Publication : USDA ARS

ARS Home » Research » Publications at this Location » Publication #271297

Title: Really big data: Processing and analysis of large datasets

Author

	Cole, John
	NEWMAN, S - Genus
	FOERTTER, F - Genus
	AGUILAR, I - Collaborator
	COFFEY, M - Scottish Agricultural College

Submitted to: Journal of Animal Science
Publication Type: Peer Reviewed Journal
Publication Acceptance Date: 11/13/2011
Publication Date: 3/1/2012
Citation: Cole, J.B., Newman, S., Foertter, F., Aguilar, I., Coffey, M. 2012. Really big data: Processing and analysis of large datasets. Journal of Animal Science. 90(3):723-733.

Interpretive Summary: Modern animal breeding datasets are large and getting larger, due in part to recent availability of high-density DNA marker and sequence data. High-performance computing methods are needed to efficiently store and analyze those data, and will depend on sound software development practices. Storage requirements for genotypes are modest, but full-sequence data will require much more space. Files from genetic evaluations may consume lots of space because results from multiple runs must be kept. There is interest in new health and management traits, and it will take many years to collection enough observations to produce accurate genetic evaluations. Analytical tools developed for large datasets may help identify unexpected relationships in the data, and improved visualization tools also will provide insights in to the data. Genomic selection requires a lot of computing power, and recent work shows that single-step approaches have similar requirements to traditional methods. Processing time could be reduced using custom libraries and parallel computing. Large datasets also create challenges for the delivery of genetic evaluations which must be overcome in a way that does not disrupt the transition from conventional to genomic evaluations. Processing time is important, especially as real-time systems for on-farm decision are developed. The ultimate value of these systems is to decrease time-to-results in research, increase accuracy in genomic evaluations, and accelerate rates of genetic improvement.
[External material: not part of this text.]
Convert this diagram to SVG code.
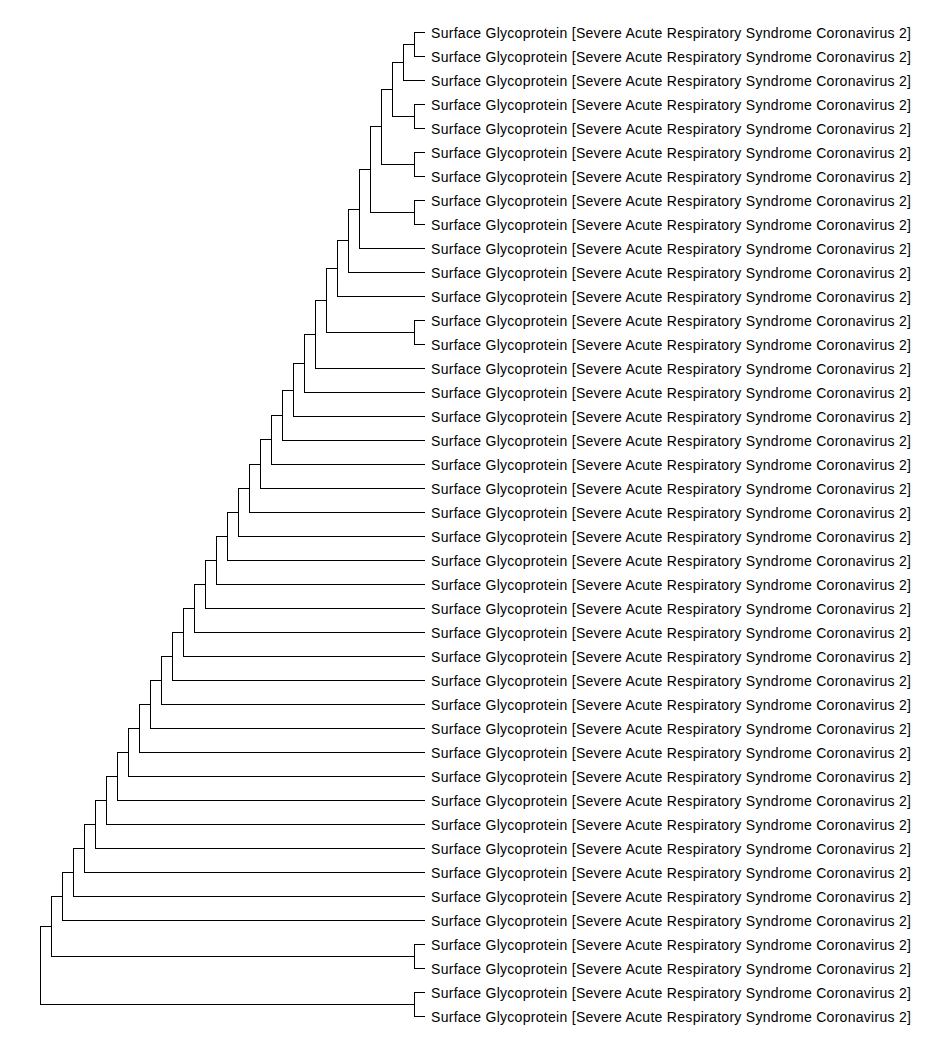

Technical Abstract: Modern animal breeding datasets are large and getting larger, due in part to the recent availability of DNA data for many animals. Computational methods for efficiently storing and analyzing those data are under development. The amount of storage space required for such datasets is increasing rapidly. There also is growing interest in the collection of new health and management traits, and it will take many years to collect enough measurements to produce accurate genetic evaluations. Tools developed for large datasets may help identify interesting relationships in the data, and improved tools for graphically presenting data will provide insights. Large datasets also create challenges for the delivery of genetic evaluations that cannot be allowed to disrupt during the transition from conventional to genomic evaluations. The ultimate value of these systems is to speed-up research, increase the accuracy of genomic evaluations, and accelerate rates of genetic improvement.